Most professional financial advisers have worked hard at making connections in their chosen community.
The targets of their networking might be professional connections, such as accountants and solicitors, business connections in a chosen geographical area, or possibly following a specialist group, such as doctors or farmers.
We bring to the table significant knowledge and skills to help with financial planning, both to individuals and businesses, sharing information and experience of what can be achieved and the hurdles to be challenged and overcome.
With many financial advisers looking at their business models in light of the requirements of the retail distribution review, our recent experiences are testament to this issue.
I recently attended an awards event where Gill Cardy, managing director of IFA Centre, was speaking. She underlined these points, referring to the resilience of our profession as a group and our ability to get the job done whatever the circumstances. It was a rousing speech and I commend her thoughts and attitude.
By nature, we are invariably good at networking, both personally and, in its latest format, social media. Many of us are not exactly shy in projecting ourselves forward, and the saying “people buy people” is not lost on IFAs.
We spend our lives talking to people about their work, their lives and their needs. This is a privilege unique to our profession and one that I certainly enjoy.
By doing business we are adding to our economy and to some extent rely on a vibrant economy to keep our business profitable. I feel that with the social and interactive attributes many of us hold, we have the ability to add back as much, if not more, than we take.
Many organisations we see, use and enjoy (and sometimes take for granted) do not have the personal skills, can-do attitude and ability that we have, and would benefit greatly from our help to promote their cause in our networking journey. I am referring to charities, networking providers, business forums and professional institutions, among others.
Although it is easy to be apathetic about this subject, it is always great to see our profession represented in such groups, adding in value to their causes where they can. I am not referring to just promoting yourself or making donations, but being involved in their committees, being a trustee, giving time, hosting events and connecting companies and benefactors to worthy causes that will truly benefit from our ability to go that extra mile.

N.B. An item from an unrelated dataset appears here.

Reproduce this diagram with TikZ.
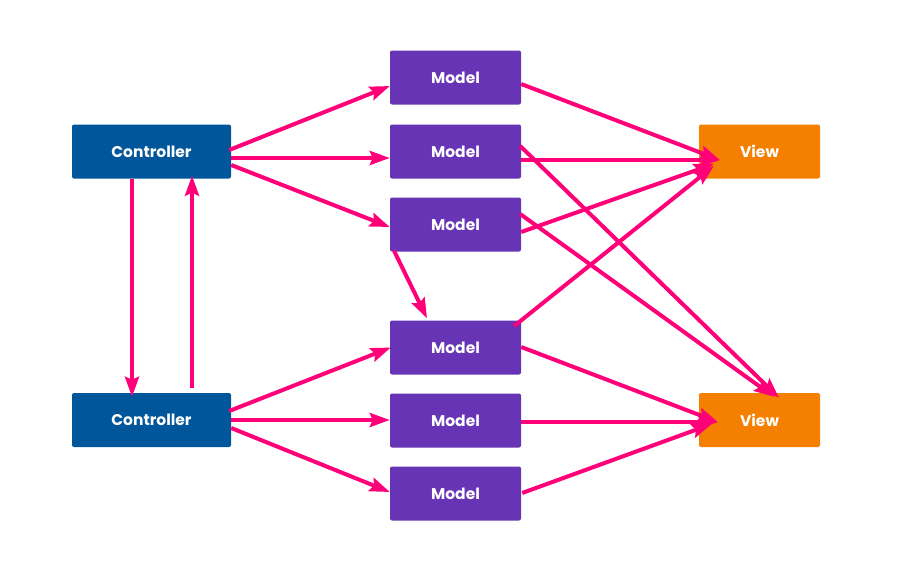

Certain politicians might refer to this as Big Society, and I am not sure I agree with this. I think it is more – it is giving back to the society that serves you. I believe that if we have the abilities and connections to do this, the helping hand we can easily provide has manifest benefits to many important causes. Think it through next time you are at a networking event and see how many you can connect. The more you connect, the more will revert to you when financial planning is the issue at hand.
Your community needs you, as you need them.